Thursday, February 14, 2008

What is Valentine's Day?

For anyone single out there... sorry for the media pressure today. While the 5 of us on swim upstream are BIG advocates of showing love for your significant other in real time and in meaningful ways... there is something fundamentally wrong with a commercial event that makes the unattached person feel flawed.

On the day when the world sells the most flowers...
On a day when chocolate consumption goes through the roof...
On a day basically invented for/ by Hallmark...

we are being HAD if you either feel you need to pull out all the stops for your lover, or feel like a loser for not having one.

Perhaps many of you were waiting for the "why love is so important" or "how to find true love" post today... and while love IS important, that post is not today. Today it is important that you know just this...

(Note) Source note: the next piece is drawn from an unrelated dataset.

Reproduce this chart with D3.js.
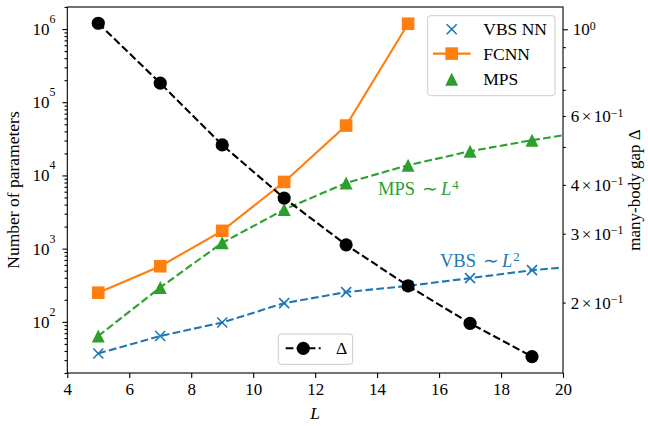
<!DOCTYPE html>
<html>
<head>
<meta charset="utf-8">
<script src="https://cdn.jsdelivr.net/npm/d3@7"></script>
<style>
    body { margin: 0; background: #fff; }
    svg { font-family: "Liberation Serif", "Times New Roman", serif; }
</style>
</head>
<body>
<svg id="chart" width="648" height="426"></svg>
<script>
    // values
    var sizesL = [5, 7, 9, 11, 13, 15, 17, 19];
    var fcnnL = [5, 7, 9, 11, 13, 15];
    var vbsParams = [37, 64, 98, 180, 255, 310, 395, 508];
    var fcnnParams = [250, 575, 1750, 8150, 48000, 1180000];
    var mpsParams = [64, 295, 1200, 3420, 7900, 13800, 21400, 30300];
    var gapValues = [1.036, 0.728, 0.506, 0.370, 0.281, 0.2206, 0.177, 0.1455];

    // dashed fit curves (read at these L)
    var fitL = [5, 7, 9, 11, 13, 15, 17, 19, 20];
    var vbsFit = [37, 64, 98, 180, 255, 310, 395, 508, 553];
    var mpsFit = [64, 295, 1200, 3420, 7900, 13800, 21400, 30300, 35400];

    var xTicks = [4, 6, 8, 10, 12, 14, 16, 18, 20];
    var leftExponents = [2, 3, 4, 5, 6];
    var rightMajor = [1];
    var rightLabelled = [0.6, 0.4, 0.3, 0.2];
    var rightLabelMant = ["6", "4", "3", "2"];
    var rightMinor = [0.9, 0.8, 0.7, 0.5];

    var legendNames = ["VBS NN", "FCNN", "MPS"];

    var colors = {
        vbs: "#1f77b4",
        fcnn: "#ff7f0e",
        mps: "#2ca02c",
        gap: "#000000"
    };

    var svg = d3.select("#chart");
    var box = { left: 67.3, right: 563, top: 7, bottom: 373 };

    var x = d3.scaleLinear().domain([4, 20]).range([box.left, box.right]);
    var yL = d3.scaleLog().domain([20, 2e6]).range([box.bottom, box.top]);
    var yR = d3.scaleLog().domain([0.1321, 1.14]).range([box.bottom, box.top]);

    var fontSize = 17;
    var majorLen = 4.9, minorLen = 2.8, pad = 4.9;

    function styleAxis(g) {
        g.attr("font-family", null).attr("font-size", null);
        g.select(".domain").remove();
        g.selectAll(".tick line").attr("stroke", "#000").attr("stroke-width", 1.1);
        g.selectAll(".tick text").attr("fill", "#000").attr("font-size", fontSize);
    }

    // x axis
    var xg = svg.append("g")
        .attr("transform", "translate(0," + box.bottom + ")")
        .call(d3.axisBottom(x).tickValues(xTicks).tickSize(majorLen).tickPadding(pad).tickFormat(d3.format("d")));
    styleAxis(xg);

    // left axis: minor then major
    var leftMinor = [];
    for (var e = 1; e <= 6; e++) {
        for (var m = 2; m <= 9; m++) {
            var v = m * Math.pow(10, e);
            if (v >= 20 && v <= 2e6) leftMinor.push(v);
        }
    }
    var lmin = svg.append("g").attr("transform", "translate(" + box.left + ",0)")
        .call(d3.axisLeft(yL).tickValues(leftMinor).tickSize(minorLen).tickFormat(""));
    styleAxis(lmin);
    var lmaj = svg.append("g").attr("transform", "translate(" + box.left + ",0)")
        .call(d3.axisLeft(yL).tickValues(leftExponents.map(function(k) { return Math.pow(10, k); })).tickSize(majorLen).tickFormat(""));
    styleAxis(lmaj);

    var leftLbl = svg.append("g").attr("font-size", fontSize);
    leftExponents.forEach(function(k) {
        leftLbl.append("text")
            .attr("x", box.left - majorLen - pad - 8)
            .attr("y", yL(Math.pow(10, k)))
            .attr("dy", "0.35em")
            .attr("text-anchor", "end")
            .text("10");
        leftLbl.append("text")
            .attr("x", box.left - majorLen - pad - 8)
            .attr("y", yL(Math.pow(10, k)) - 6)
            .attr("font-size", fontSize * 0.7)
            .text(k);
    });

    // right axis
    var rmin = svg.append("g").attr("transform", "translate(" + box.right + ",0)")
        .call(d3.axisRight(yR).tickValues(rightMinor.concat(rightLabelled)).tickSize(minorLen).tickFormat(""));
    styleAxis(rmin);
    var rmaj = svg.append("g").attr("transform", "translate(" + box.right + ",0)")
        .call(d3.axisRight(yR).tickValues(rightMajor).tickSize(majorLen).tickFormat(""));
    styleAxis(rmaj);

    var rightLbl = svg.append("g").attr("font-size", fontSize);
    var r1 = rightLbl.append("text")
        .attr("x", box.right + majorLen + pad)
        .attr("y", yR(1)).attr("dy", "0.35em");
    r1.append("tspan").text("10");
    r1.append("tspan").attr("dy", "-0.45em").attr("font-size", fontSize * 0.7).text("0");
    rightLabelled.forEach(function(v, i) {
        var t = rightLbl.append("text")
            .attr("x", box.right + minorLen + pad)
            .attr("y", yR(v)).attr("dy", "0.35em");
        t.append("tspan").text(rightLabelMant[i]);
        t.append("tspan").attr("dx", 2.5).text("\u00d7");
        t.append("tspan").attr("dx", 2.5).text("10");
        t.append("tspan").attr("dy", "-0.45em").attr("font-size", fontSize * 0.7).text("\u22121");
    });

    // frame
    svg.append("rect")
        .attr("x", box.left).attr("y", box.top)
        .attr("width", box.right - box.left).attr("height", box.bottom - box.top)
        .attr("fill", "none").attr("stroke", "#000").attr("stroke-width", 1.1);

    // axis titles
    svg.append("text")
        .attr("x", (box.left + box.right) / 2).attr("y", 419)
        .attr("text-anchor", "middle").attr("font-size", fontSize + 0.5)
        .attr("font-style", "italic").text("L");
    svg.append("text")
        .attr("transform", "translate(19," + (box.top + box.bottom) / 2 + ") rotate(-90)")
        .attr("text-anchor", "middle").attr("font-size", fontSize + 0.5)
        .text("Number of parameters");
    svg.append("text")
        .attr("transform", "translate(640," + (box.top + box.bottom) / 2 + ") rotate(-90)")
        .attr("text-anchor", "middle").attr("font-size", fontSize)
        .text("many-body gap \u0394");

    var plot = svg.append("g");

    var lineL = d3.line().x(function(d) { return x(d[0]); }).y(function(d) { return yL(d[1]); });
    var lineR = d3.line().x(function(d) { return x(d[0]); }).y(function(d) { return yR(d[1]); });
    var dash = "7.7,3.3";

    function zip(a, b) { return a.map(function(v, i) { return [v, b[i]]; }); }

    // VBS fit + markers
    plot.append("path").datum(zip(fitL, vbsFit)).attr("d", lineL)
        .attr("fill", "none").attr("stroke", colors.vbs).attr("stroke-width", 2.1).attr("stroke-dasharray", dash);
    plot.selectAll(".vbs").data(zip(sizesL, vbsParams)).enter().append("path")
        .attr("class", "vbs")
        .attr("transform", function(d) { return "translate(" + x(d[0]) + "," + yL(d[1]) + ")"; })
        .attr("d", "M-5,-5L5,5M-5,5L5,-5")
        .attr("stroke", colors.vbs).attr("stroke-width", 1.6).attr("fill", "none");

    // FCNN
    plot.append("path").datum(zip(fcnnL, fcnnParams)).attr("d", lineL)
        .attr("fill", "none").attr("stroke", colors.fcnn).attr("stroke-width", 2.1);
    plot.selectAll(".fcnn").data(zip(fcnnL, fcnnParams)).enter().append("rect")
        .attr("class", "fcnn")
        .attr("x", function(d) { return x(d[0]) - 6.3; })
        .attr("y", function(d) { return yL(d[1]) - 6.3; })
        .attr("width", 12.6).attr("height", 12.6)
        .attr("fill", colors.fcnn);

    // MPS
    plot.append("path").datum(zip(fitL, mpsFit)).attr("d", lineL)
        .attr("fill", "none").attr("stroke", colors.mps).attr("stroke-width", 2.1).attr("stroke-dasharray", dash);
    plot.selectAll(".mps").data(zip(sizesL, mpsParams)).enter().append("path")
        .attr("class", "mps")
        .attr("transform", function(d) { return "translate(" + x(d[0]) + "," + yL(d[1]) + ")"; })
        .attr("d", "M0,-6.5L6.5,6.5L-6.5,6.5Z")
        .attr("fill", colors.mps);

    // annotations
    var annSize = 18.5;
    function annotate(xPos, yPos, label, power, color) {
        var t = plot.append("text").attr("x", xPos).attr("y", yPos)
            .attr("fill", color).attr("font-size", annSize);
        t.append("tspan").text(label);
        t.append("tspan").attr("dx", 7).text("\u223c");
        t.append("tspan").attr("font-style", "italic").attr("dx", 3).text("L");
        t.append("tspan").attr("dx", 1).attr("dy", "-0.5em").attr("font-size", annSize * 0.7).text(power);
    }
    annotate(378, 195, "MPS", "4", colors.mps);
    annotate(440, 267, "VBS", "2", colors.vbs);

    // gap (twin axis, drawn on top)
    plot.append("path").datum(zip(sizesL, gapValues)).attr("d", lineR)
        .attr("fill", "none").attr("stroke", colors.gap).attr("stroke-width", 2.1).attr("stroke-dasharray", dash);
    plot.selectAll(".gap").data(zip(sizesL, gapValues)).enter().append("circle")
        .attr("class", "gap")
        .attr("cx", function(d) { return x(d[0]); })
        .attr("cy", function(d) { return yR(d[1]); })
        .attr("r", 6.6).attr("fill", colors.gap);

    // legend 1
    var lg = svg.append("g");
    lg.append("rect").attr("x", 427.7).attr("y", 15.7).attr("width", 127.3).attr("height", 80)
        .attr("rx", 3).attr("fill", "#fff").attr("fill-opacity", 0.8)
        .attr("stroke", "#cccccc").attr("stroke-width", 1);
    var rowsY = [29.3, 53.6, 79.3];
    legendNames.forEach(function(name, i) {
        var yy = rowsY[i], cx = 451.7;
        if (i === 0) {
            lg.append("path").attr("transform", "translate(" + cx + "," + yy + ")")
                .attr("d", "M-5,-5L5,5M-5,5L5,-5")
                .attr("stroke", colors.vbs).attr("stroke-width", 1.6).attr("fill", "none");
        } else if (i === 1) {
            lg.append("line").attr("x1", 433).attr("x2", 470.7).attr("y1", yy).attr("y2", yy)
                .attr("stroke", colors.fcnn).attr("stroke-width", 2.1);
            lg.append("rect").attr("x", cx - 6.3).attr("y", yy - 6.3).attr("width", 12.6).attr("height", 12.6)
                .attr("fill", colors.fcnn);
        } else {
            lg.append("path").attr("transform", "translate(" + cx + "," + yy + ")")
                .attr("d", "M0,-6.5L6.5,6.5L-6.5,6.5Z").attr("fill", colors.mps);
        }
        lg.append("text").attr("x", 483.3).attr("y", yy).attr("dy", "0.35em")
            .attr("font-size", 17.5).text(name);
    });

    // legend 2
    var lg2 = svg.append("g");
    lg2.append("rect").attr("x", 278.3).attr("y", 334).attr("width", 74.4).attr("height", 30.3)
        .attr("rx", 3).attr("fill", "#fff").attr("fill-opacity", 0.8)
        .attr("stroke", "#cccccc").attr("stroke-width", 1);
    lg2.append("line").attr("x1", 285.7).attr("x2", 320.7).attr("y1", 348.3).attr("y2", 348.3)
        .attr("stroke", colors.gap).attr("stroke-width", 2.1).attr("stroke-dasharray", dash);
    lg2.append("circle").attr("cx", 303.3).attr("cy", 348.3).attr("r", 6.6).attr("fill", colors.gap);
    lg2.append("text").attr("x", 336).attr("y", 348.3).attr("dy", "0.35em")
        .attr("font-size", 17.5).text("\u0394");
</script>
</body>
</html>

- It's okay if you haven't found true love. Find purpose in your own life and make yourself happy. If you aren't happy, you can't possibly make someone else happy: and happiness attracts others to the party. If you're single- cool- focus on you and rock your life the way you think best.
- It's better to swim upstream and find a mate in that pristine lake than it is to settle for a "you'll do right now" hook up floating downstream on your way to the waterfall.
- Alone and lonely do not have to be synonymous. Alone = 1 person. Lonely = incomplete person. Don't let the media blend the two for you.
- The more you define your own path and learn what it takes to make you happy, the more you narrow your drawing crowd... the better the chances of finding someone you may find (or create) mutual happiness with.
- If you are not single and you have found true love... downplay the pressure of a manufactured holiday and exceed the expectations every other day of the year. Not one successful marriage I know of was based on sweeping a girl off her feet on Valentines day... most successful marriages I know of are based on daily expressions of love and livable compromises that minimize any one person's suffering while promoting mutual and individual happiness for both parties at every opportunity. NEVER miss an opportunity to let your significant other know how you feel, or assume that saying so on 'the big day' is enough.

... or you could buy the card that tells you how you're supposed to feel and pass that off as 'romance'.